The generation of synthetic therapeutic gene vectors requires the coupling of DNA to transfer-promoting peptides including cellular receptor ligands, protein transduction domains, hydrophobic peptides for attachment to lipid membranes, nuclear localisation signals, cytoskeleton attachment motifs, nuclear matrix association elements and immune evasion moieties. Existing methods of peptide-DNA joining often interfere with transgene expression and, therefore, are inadequate for production of effective therapeutic vector complexes, particularly destined for gene delivery in the challenging environment in vivo. However, there is a natural mechanism for rigid coupling of polypeptides with DNA. Some bacterial and eukaryotic linear plasmids, adenoviruses and a number of bacteriophages including phi29 of Bacillus subtilis and PRD1 of Escherichia coli use terminal proteins covalently bound to 5' DNA ends to prime replication. Inverted terminal DNA repeats, normally short DNA sequences, contain all the sequences required in cis for the covalent coupling reaction.
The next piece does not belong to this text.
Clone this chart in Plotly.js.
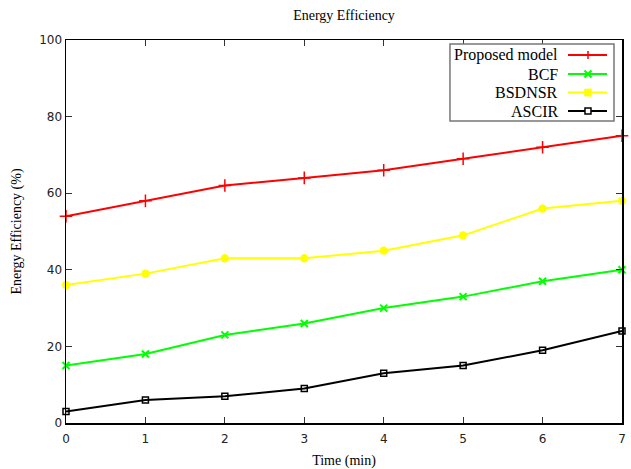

The complex of the terminal protein, DNA polymerase and some known auxiliary proteins supplies sufficient trans-functions, thus enabling simple linking of the terminal proteins to DNA in vitro. We hypothesise that chimeric fusion proteins, constructed on the basis of terminal proteins of adenoviruses, linear plasmids or bacteriophages with protein-primed replication, can on the one hand retain the ability to bind covalently 5' DNA termini in conditions established previously for protein-primed replication in vitro, and on the other hand confer gene transfer facilitating properties and enhanced longevity of efficient transgene expression. Terminal localisation of the chimeric proteins can ensure that they do not interfere with transgene transcription. At the same time a covalent bond between polypeptide and DNA can provide rigid coupling ensuring their stable association en route to nuclei. Bound to 5'-ends of the delivered DNA, terminal protein-based chimeras could also protect the vector DNA from 5'-3' and possibly 3'-5' exonuclease attack, thus limiting its intracellular degradation and increasing longevity of transgene expression. Our hypothesis can be tested by measuring the gene transfer efficiency of the novel complexes containing linear DNA fragments with covalently linked multifunctional chimeric terminal proteins, using previously described synthetic gene vectors as standards.